THE REQUEST: Every line below that mentions the word "with" should be copied out.

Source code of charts
▬▬▬
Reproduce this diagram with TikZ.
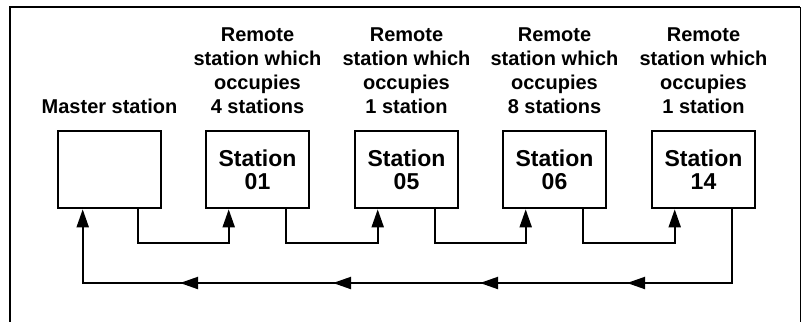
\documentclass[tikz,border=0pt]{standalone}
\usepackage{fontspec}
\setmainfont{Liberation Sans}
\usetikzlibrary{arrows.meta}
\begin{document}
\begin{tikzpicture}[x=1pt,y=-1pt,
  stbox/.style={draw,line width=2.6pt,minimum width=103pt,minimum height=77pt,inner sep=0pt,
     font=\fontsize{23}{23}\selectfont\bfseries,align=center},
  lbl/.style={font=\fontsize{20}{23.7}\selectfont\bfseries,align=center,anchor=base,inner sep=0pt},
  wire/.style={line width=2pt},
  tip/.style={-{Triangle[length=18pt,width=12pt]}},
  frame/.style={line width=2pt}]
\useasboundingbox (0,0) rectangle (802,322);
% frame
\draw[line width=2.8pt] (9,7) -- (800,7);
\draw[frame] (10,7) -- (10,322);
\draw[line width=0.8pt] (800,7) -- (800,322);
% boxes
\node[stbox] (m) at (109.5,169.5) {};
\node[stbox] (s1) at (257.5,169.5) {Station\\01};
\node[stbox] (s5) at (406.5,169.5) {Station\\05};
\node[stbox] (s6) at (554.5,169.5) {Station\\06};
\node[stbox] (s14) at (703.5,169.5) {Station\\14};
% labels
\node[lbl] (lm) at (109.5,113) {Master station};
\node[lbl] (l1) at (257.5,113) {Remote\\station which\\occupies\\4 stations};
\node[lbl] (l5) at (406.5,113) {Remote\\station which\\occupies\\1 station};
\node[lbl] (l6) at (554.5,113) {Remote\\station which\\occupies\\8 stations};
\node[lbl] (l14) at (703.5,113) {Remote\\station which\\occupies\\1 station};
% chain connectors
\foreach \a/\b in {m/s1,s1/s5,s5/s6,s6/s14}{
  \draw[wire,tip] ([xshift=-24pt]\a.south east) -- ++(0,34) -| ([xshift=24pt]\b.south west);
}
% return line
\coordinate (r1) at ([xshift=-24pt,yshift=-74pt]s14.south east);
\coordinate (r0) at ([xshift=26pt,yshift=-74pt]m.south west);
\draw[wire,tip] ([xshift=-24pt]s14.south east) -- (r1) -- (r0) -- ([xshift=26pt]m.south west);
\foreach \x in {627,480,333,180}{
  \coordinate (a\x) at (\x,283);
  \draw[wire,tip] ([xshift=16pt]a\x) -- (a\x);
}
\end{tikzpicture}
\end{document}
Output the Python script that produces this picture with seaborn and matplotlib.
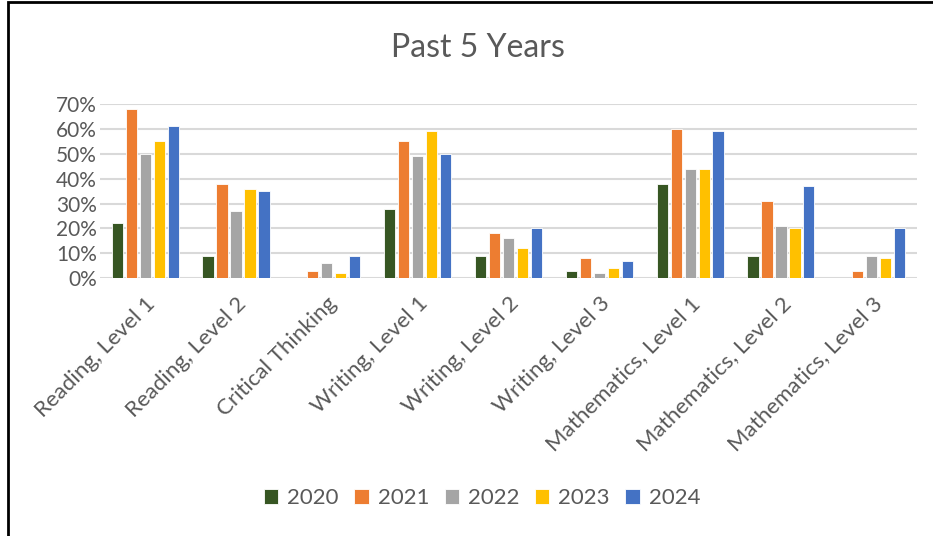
▬▬▬
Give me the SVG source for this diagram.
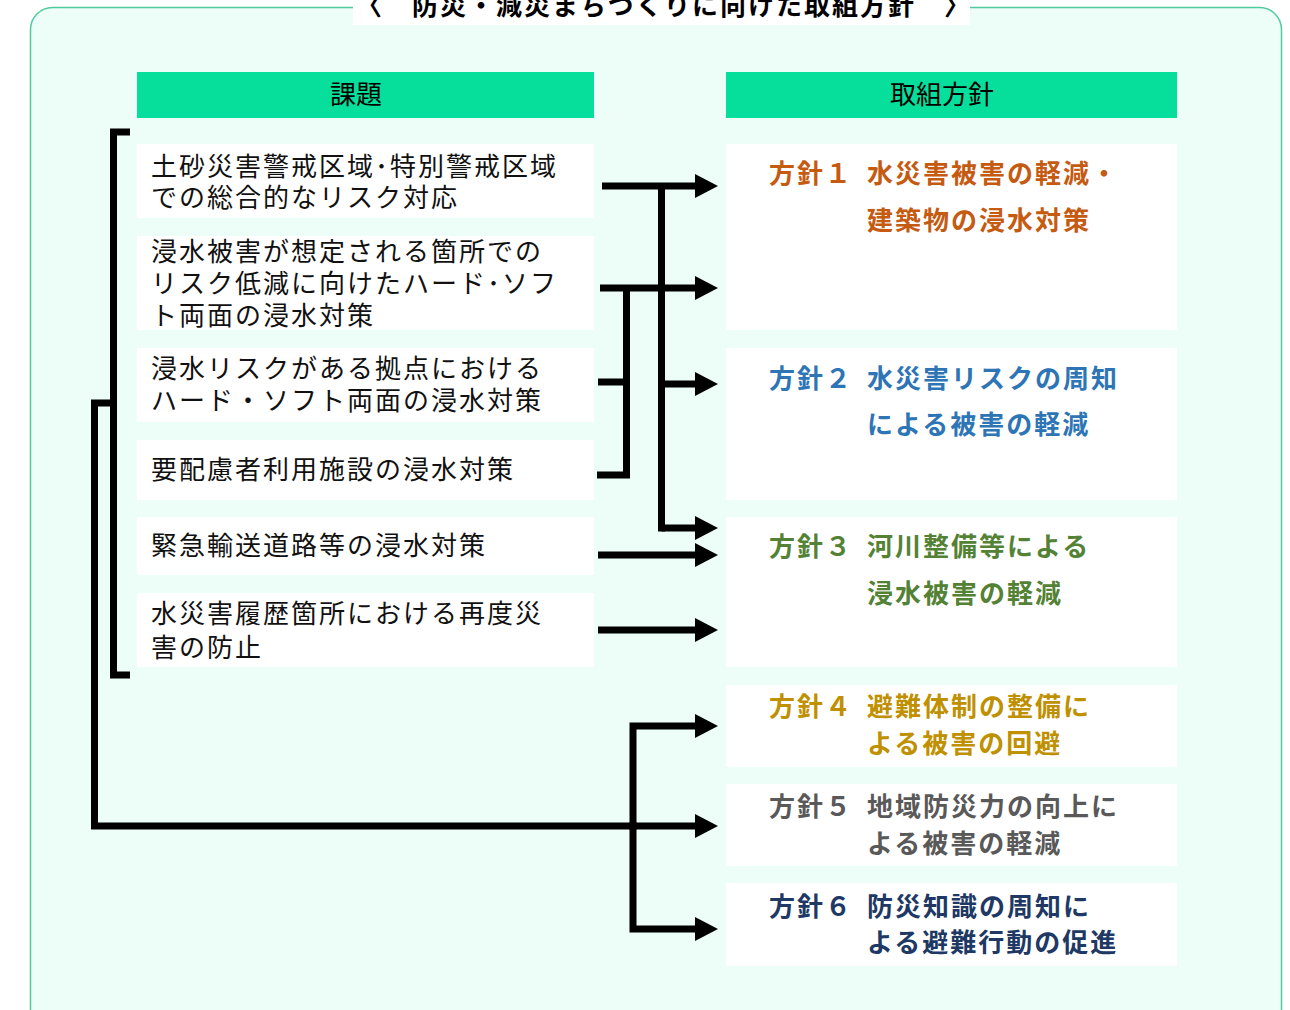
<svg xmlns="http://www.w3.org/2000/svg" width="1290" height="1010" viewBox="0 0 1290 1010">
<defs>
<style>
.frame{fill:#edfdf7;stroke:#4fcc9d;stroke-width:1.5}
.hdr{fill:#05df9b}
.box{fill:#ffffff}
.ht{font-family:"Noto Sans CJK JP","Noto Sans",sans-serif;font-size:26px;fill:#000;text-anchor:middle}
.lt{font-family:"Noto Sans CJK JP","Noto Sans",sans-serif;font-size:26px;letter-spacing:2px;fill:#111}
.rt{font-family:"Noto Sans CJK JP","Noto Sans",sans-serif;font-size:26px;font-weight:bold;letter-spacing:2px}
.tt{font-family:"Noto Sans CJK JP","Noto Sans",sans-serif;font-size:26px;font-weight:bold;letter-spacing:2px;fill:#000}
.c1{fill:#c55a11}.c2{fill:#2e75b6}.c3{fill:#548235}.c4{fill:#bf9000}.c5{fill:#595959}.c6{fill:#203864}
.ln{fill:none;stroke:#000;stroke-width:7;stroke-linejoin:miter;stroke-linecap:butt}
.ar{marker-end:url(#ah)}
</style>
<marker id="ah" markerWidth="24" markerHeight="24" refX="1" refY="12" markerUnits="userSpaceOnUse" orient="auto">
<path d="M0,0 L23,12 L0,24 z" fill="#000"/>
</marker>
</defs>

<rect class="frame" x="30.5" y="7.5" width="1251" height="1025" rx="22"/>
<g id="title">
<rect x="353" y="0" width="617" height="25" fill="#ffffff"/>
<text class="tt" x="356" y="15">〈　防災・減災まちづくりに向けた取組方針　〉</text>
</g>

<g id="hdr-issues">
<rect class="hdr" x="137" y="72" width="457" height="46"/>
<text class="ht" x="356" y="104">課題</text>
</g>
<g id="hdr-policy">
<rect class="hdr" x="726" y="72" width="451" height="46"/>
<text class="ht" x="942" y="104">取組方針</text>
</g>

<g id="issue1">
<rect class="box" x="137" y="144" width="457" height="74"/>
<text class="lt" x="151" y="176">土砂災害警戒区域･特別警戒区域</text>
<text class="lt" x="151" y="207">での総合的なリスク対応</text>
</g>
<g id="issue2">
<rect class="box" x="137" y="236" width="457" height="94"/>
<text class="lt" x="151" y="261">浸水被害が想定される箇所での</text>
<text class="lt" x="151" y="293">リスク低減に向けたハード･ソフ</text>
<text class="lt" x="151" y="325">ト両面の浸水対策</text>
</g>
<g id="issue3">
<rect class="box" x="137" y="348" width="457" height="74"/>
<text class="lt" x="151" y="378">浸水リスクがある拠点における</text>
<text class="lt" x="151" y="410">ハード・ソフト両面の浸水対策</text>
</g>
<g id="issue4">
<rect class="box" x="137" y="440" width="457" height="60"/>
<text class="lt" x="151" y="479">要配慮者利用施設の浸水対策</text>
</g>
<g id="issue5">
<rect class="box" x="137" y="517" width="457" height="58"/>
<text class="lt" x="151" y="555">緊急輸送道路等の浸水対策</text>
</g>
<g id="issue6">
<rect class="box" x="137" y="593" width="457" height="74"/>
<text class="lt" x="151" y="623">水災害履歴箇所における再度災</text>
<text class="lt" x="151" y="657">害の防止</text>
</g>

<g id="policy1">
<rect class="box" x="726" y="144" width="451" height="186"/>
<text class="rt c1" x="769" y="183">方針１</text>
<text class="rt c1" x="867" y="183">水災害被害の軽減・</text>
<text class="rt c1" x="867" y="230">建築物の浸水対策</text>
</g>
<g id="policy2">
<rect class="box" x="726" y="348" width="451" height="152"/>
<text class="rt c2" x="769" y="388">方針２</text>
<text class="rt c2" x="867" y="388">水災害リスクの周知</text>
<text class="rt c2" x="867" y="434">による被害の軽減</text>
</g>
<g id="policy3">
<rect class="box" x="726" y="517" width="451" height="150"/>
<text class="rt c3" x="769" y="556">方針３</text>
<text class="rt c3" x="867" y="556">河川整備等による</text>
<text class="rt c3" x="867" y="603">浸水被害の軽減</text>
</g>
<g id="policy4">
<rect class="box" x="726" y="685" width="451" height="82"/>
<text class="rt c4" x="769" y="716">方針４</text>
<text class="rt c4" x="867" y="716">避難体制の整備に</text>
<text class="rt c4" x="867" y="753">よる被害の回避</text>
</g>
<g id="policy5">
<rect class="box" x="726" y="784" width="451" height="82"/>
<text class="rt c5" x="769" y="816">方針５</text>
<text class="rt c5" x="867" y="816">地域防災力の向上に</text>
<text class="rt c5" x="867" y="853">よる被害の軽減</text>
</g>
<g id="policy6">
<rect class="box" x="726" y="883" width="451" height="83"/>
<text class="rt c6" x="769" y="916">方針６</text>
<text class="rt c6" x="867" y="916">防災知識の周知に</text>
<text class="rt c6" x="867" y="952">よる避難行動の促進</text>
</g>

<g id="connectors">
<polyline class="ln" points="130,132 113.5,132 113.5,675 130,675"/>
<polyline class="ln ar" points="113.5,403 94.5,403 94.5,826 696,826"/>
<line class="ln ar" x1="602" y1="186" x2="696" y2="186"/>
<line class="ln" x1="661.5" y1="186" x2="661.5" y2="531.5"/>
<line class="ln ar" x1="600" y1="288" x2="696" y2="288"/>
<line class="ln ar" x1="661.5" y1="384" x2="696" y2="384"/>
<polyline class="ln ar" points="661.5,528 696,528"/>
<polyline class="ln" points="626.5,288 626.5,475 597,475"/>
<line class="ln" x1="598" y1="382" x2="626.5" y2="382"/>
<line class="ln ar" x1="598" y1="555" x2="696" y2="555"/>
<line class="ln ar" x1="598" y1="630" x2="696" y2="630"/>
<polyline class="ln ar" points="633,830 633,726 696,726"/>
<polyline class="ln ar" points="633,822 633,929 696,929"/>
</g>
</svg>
▬▬▬
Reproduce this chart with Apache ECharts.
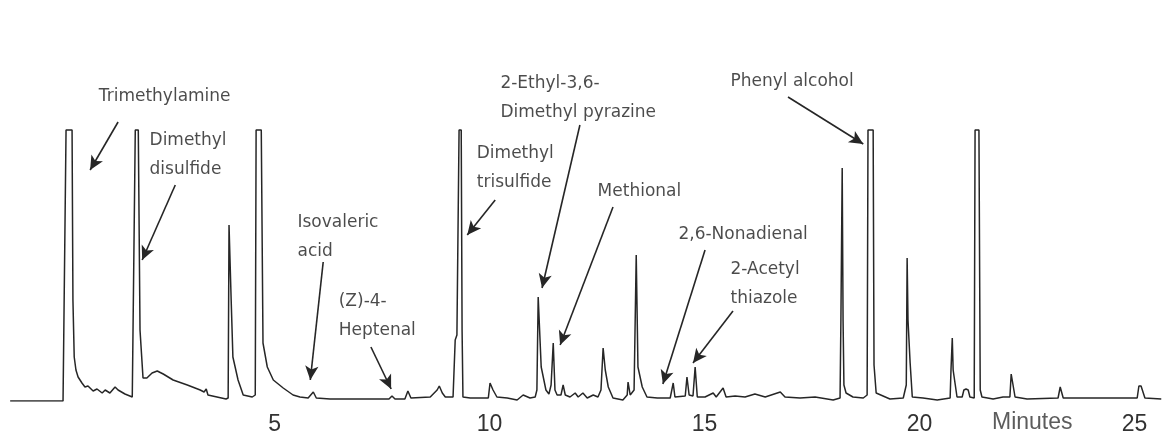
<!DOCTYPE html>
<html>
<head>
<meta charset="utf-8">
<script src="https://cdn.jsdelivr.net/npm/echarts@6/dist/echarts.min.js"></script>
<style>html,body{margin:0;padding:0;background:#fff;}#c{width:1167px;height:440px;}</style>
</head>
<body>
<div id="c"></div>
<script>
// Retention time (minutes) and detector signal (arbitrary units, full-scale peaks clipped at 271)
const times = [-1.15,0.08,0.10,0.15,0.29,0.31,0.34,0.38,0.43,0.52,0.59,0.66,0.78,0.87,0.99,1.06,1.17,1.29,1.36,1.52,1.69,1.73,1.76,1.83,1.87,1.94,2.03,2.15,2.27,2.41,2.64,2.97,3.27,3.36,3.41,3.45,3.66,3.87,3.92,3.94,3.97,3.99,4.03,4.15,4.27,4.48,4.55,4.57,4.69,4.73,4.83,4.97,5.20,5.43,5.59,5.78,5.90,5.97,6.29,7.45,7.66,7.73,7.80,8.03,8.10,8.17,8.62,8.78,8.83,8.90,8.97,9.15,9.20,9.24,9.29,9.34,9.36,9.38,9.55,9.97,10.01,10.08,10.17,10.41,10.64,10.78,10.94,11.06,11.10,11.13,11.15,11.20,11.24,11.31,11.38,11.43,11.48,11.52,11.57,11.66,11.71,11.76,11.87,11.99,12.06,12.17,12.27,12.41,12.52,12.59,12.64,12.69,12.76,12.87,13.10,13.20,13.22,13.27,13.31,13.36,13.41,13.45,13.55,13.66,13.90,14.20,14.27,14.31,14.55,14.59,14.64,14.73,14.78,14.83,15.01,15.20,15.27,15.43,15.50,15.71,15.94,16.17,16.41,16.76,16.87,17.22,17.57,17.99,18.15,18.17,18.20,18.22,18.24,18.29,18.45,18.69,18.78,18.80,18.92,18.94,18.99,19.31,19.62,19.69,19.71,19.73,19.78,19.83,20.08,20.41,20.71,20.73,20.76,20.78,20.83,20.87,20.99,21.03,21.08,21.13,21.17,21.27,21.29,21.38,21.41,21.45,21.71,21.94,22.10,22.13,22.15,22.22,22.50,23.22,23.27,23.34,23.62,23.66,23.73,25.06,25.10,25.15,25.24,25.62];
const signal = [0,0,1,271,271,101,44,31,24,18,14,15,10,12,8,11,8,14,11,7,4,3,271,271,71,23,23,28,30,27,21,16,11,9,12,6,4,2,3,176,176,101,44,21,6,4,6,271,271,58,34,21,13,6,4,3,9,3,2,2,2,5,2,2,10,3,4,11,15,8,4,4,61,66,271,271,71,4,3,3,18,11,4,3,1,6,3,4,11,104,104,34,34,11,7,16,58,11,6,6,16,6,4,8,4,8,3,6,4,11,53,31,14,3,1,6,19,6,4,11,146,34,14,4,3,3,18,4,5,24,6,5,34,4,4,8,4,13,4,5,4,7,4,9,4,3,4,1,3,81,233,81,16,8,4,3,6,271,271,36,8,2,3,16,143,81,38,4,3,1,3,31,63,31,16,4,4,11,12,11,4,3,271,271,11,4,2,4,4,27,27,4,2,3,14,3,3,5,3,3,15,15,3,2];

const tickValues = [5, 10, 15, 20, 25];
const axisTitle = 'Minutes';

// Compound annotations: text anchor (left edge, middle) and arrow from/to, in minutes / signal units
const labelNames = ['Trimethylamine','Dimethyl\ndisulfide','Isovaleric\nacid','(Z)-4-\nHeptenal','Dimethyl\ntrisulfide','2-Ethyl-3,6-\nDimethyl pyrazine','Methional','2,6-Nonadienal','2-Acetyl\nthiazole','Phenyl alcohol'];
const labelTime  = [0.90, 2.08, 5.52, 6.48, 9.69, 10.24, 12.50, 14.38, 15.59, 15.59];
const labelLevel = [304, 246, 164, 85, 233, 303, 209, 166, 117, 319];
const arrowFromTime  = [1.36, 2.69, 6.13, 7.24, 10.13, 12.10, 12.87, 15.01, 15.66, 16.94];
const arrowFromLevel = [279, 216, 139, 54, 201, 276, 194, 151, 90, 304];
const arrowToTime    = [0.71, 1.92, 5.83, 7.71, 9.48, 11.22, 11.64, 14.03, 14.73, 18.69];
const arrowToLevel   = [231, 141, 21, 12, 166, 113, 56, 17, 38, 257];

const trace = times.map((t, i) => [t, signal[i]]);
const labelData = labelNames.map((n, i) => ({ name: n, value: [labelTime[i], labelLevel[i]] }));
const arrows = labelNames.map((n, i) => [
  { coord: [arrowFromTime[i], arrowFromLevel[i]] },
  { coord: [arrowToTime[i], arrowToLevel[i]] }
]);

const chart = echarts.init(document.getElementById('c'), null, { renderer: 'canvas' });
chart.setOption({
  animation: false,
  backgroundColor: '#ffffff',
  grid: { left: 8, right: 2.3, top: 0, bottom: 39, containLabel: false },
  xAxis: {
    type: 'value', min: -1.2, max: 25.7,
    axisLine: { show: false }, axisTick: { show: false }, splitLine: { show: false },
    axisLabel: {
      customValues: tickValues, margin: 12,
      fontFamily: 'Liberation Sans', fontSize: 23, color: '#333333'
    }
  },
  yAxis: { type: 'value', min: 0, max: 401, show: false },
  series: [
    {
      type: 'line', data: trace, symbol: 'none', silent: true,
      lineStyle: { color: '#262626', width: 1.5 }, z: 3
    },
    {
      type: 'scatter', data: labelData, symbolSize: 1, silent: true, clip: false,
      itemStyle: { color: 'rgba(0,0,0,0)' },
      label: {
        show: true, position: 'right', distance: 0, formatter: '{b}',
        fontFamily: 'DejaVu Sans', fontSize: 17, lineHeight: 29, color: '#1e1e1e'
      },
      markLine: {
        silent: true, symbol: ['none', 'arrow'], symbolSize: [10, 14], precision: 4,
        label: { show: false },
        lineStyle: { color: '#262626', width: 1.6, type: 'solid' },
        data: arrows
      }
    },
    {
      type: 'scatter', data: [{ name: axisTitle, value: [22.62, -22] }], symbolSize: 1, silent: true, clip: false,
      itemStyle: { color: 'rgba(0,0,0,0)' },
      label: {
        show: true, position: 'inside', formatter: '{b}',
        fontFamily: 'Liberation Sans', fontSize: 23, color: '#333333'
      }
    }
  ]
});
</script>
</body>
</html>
▬▬▬
SOLUTION FOR THIS PROBLEM:
Reproduce this diagram with TikZ.
Output the Python script that produces this picture with seaborn and matplotlib.
Reproduce this chart with Apache ECharts.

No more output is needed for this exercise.